- [THE PROBLEM]: Find the string "with" and gather every line that holds it.

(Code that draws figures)
----
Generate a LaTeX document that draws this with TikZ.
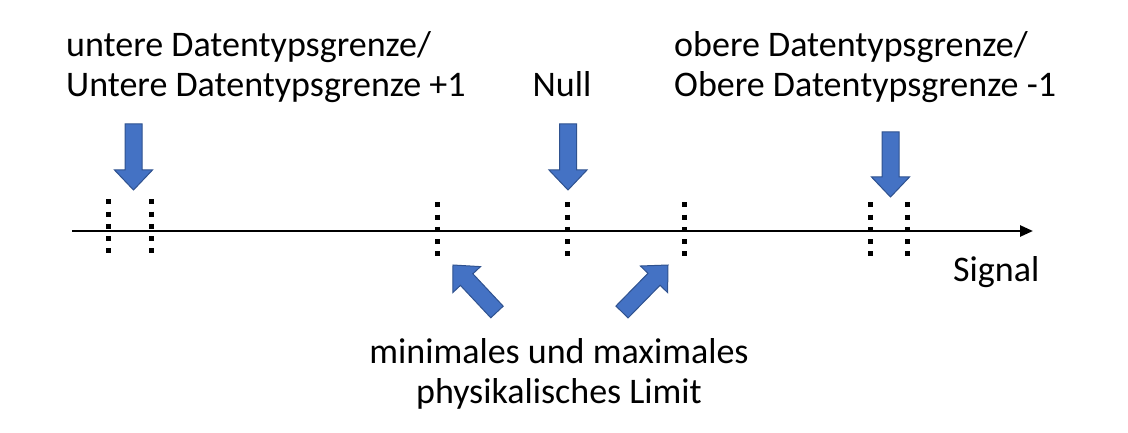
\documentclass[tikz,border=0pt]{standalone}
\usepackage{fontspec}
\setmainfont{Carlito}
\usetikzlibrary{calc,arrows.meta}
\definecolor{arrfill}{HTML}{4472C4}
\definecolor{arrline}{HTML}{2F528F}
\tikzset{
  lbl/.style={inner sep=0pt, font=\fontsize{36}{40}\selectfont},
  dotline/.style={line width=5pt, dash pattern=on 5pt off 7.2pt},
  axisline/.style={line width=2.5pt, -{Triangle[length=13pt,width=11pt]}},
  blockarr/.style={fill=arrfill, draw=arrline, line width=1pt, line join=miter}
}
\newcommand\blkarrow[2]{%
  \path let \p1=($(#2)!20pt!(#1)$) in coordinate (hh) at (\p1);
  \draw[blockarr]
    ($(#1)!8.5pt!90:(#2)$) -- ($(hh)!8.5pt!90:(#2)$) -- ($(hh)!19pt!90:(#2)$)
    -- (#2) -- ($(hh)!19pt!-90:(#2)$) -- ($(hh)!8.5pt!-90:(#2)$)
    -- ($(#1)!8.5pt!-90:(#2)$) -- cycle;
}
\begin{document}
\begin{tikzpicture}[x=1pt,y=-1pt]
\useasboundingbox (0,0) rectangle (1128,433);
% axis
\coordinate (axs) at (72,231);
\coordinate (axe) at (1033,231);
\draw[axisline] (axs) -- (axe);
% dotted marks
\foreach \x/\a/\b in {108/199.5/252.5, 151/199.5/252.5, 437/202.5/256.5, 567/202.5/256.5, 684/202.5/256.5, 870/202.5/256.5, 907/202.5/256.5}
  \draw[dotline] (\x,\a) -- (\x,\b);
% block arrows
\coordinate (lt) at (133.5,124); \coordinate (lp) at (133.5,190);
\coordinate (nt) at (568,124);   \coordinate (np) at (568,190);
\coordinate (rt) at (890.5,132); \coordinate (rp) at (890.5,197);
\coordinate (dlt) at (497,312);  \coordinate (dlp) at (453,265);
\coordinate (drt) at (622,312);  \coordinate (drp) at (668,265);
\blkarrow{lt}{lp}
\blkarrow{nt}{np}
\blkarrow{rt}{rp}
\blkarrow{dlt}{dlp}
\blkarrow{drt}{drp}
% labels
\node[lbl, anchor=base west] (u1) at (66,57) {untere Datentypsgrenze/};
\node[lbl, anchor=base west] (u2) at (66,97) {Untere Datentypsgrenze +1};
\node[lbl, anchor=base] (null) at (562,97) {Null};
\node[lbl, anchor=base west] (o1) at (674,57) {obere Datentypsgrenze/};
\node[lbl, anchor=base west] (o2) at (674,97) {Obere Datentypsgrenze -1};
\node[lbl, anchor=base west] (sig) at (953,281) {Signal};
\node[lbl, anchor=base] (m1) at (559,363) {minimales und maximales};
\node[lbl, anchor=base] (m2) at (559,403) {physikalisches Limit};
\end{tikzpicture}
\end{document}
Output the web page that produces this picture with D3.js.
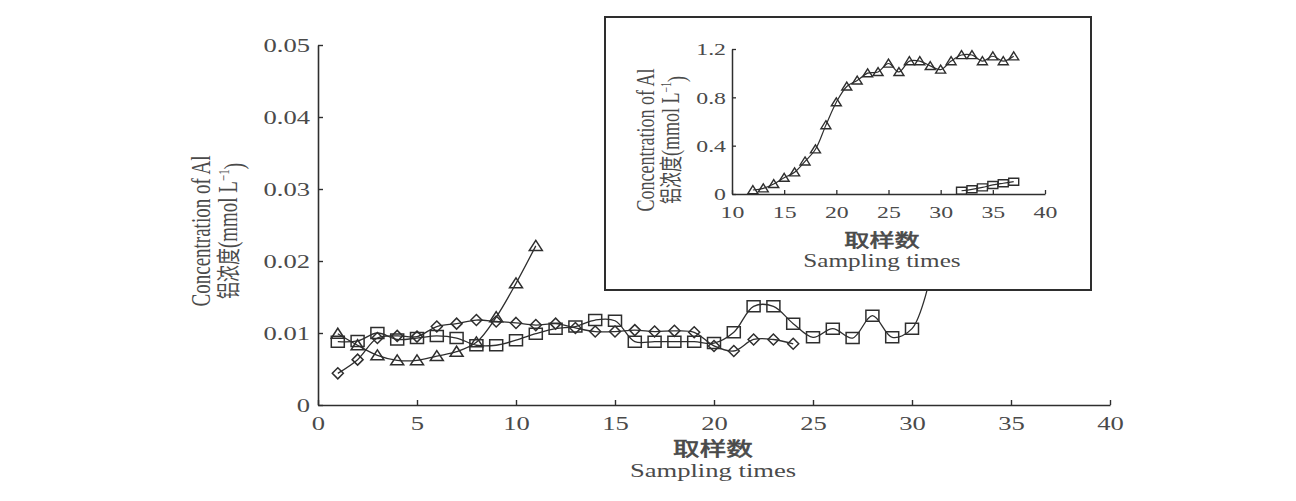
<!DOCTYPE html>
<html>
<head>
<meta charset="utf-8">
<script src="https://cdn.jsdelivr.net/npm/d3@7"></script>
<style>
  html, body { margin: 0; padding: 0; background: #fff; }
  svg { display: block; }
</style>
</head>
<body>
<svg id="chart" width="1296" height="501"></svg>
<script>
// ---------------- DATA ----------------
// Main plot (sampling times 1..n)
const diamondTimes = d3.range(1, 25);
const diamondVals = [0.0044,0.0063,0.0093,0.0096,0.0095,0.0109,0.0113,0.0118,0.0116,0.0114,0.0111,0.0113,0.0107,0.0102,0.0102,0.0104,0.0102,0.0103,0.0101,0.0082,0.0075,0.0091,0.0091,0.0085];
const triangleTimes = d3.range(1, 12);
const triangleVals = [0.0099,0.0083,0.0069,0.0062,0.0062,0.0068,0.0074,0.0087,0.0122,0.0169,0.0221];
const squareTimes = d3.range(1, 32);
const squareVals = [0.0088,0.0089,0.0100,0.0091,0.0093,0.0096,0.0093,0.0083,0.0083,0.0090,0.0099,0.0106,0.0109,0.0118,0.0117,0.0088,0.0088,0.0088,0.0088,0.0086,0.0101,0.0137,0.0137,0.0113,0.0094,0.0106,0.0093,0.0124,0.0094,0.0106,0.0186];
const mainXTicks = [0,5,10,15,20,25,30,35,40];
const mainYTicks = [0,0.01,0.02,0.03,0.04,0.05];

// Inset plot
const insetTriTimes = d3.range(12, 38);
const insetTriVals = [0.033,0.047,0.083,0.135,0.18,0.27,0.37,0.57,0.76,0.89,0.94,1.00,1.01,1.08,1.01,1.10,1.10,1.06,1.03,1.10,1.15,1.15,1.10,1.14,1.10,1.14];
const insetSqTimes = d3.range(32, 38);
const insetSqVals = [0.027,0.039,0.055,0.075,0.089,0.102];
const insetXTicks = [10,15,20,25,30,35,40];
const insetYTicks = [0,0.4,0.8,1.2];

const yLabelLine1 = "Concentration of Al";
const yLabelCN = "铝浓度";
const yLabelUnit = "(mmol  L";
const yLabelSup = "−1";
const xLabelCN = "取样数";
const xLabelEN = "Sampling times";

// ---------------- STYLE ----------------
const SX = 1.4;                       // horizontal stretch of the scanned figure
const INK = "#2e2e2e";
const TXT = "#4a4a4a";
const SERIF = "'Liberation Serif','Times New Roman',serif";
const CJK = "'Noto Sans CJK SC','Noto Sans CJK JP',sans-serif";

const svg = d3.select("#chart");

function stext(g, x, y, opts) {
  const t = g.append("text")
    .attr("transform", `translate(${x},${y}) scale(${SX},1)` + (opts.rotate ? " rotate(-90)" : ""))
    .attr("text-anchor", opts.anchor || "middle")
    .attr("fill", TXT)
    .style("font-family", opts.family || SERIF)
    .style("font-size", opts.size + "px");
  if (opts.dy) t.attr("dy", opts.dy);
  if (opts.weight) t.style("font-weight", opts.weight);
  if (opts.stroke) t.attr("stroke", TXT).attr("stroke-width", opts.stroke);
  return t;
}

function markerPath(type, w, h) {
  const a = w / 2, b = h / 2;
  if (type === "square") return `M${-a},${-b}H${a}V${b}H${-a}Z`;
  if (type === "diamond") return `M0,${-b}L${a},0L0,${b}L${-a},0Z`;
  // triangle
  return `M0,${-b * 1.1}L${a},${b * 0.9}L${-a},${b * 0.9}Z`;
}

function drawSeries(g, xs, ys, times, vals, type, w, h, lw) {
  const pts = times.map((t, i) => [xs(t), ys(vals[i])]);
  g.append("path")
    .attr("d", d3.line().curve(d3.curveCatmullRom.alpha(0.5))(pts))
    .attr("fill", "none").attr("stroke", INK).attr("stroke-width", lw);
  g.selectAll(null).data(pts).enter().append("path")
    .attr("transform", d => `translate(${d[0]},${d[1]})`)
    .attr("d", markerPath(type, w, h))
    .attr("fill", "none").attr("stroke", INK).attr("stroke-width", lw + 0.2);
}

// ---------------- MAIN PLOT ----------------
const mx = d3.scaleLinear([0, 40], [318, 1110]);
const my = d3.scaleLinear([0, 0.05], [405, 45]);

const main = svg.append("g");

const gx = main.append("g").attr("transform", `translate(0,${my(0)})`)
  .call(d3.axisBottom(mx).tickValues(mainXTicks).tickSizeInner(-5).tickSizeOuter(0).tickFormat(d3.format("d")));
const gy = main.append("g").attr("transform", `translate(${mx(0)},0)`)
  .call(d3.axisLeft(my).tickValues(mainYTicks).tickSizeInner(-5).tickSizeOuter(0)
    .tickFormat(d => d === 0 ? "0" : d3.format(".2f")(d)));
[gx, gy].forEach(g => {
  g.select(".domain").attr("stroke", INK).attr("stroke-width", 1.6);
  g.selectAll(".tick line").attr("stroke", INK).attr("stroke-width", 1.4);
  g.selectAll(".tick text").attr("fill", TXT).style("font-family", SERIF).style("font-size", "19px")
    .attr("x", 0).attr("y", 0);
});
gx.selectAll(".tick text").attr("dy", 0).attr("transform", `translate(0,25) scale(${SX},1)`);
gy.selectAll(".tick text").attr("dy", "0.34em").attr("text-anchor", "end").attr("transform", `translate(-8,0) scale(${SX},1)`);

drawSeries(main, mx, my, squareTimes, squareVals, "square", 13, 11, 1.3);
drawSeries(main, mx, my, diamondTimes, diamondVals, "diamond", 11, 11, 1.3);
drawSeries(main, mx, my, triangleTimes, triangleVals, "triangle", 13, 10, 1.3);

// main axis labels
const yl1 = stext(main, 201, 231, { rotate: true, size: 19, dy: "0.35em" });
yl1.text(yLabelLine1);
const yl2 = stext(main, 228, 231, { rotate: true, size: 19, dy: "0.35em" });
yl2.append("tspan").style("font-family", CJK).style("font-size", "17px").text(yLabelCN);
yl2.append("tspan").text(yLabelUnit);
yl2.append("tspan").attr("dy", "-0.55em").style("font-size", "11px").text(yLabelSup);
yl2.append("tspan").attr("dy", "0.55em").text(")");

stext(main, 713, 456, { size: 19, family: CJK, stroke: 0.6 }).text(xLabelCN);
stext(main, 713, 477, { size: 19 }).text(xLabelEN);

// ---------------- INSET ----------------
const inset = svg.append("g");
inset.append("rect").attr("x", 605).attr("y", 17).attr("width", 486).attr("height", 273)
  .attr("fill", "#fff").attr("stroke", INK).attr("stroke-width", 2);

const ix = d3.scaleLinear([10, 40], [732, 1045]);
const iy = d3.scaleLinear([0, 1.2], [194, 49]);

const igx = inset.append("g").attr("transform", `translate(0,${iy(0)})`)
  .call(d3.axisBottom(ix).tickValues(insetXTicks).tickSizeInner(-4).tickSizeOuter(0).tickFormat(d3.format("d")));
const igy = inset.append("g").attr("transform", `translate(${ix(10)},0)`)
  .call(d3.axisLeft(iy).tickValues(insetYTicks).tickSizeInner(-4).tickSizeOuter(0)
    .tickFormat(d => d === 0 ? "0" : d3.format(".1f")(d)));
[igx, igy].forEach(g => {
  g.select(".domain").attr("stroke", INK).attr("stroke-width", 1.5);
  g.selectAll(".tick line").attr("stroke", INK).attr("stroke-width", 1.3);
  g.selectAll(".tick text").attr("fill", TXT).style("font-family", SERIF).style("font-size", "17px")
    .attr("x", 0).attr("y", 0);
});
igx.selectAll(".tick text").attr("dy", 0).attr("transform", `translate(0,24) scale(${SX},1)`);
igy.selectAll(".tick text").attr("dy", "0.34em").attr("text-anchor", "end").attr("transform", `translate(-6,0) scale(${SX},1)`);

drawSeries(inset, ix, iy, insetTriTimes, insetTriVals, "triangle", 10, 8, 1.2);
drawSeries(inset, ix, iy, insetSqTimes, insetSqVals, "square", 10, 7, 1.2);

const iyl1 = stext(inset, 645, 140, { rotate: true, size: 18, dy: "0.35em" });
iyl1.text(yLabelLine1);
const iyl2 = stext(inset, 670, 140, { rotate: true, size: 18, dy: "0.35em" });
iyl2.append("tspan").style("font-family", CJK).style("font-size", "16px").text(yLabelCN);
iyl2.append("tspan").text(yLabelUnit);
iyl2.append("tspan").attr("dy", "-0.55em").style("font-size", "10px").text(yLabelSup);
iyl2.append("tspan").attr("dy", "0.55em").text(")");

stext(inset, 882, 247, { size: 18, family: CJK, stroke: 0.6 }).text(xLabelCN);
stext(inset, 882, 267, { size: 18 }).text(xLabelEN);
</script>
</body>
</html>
----
- [TASK ANSWER]:
Generate a LaTeX document that draws this with TikZ.
Output the web page that produces this picture with D3.js.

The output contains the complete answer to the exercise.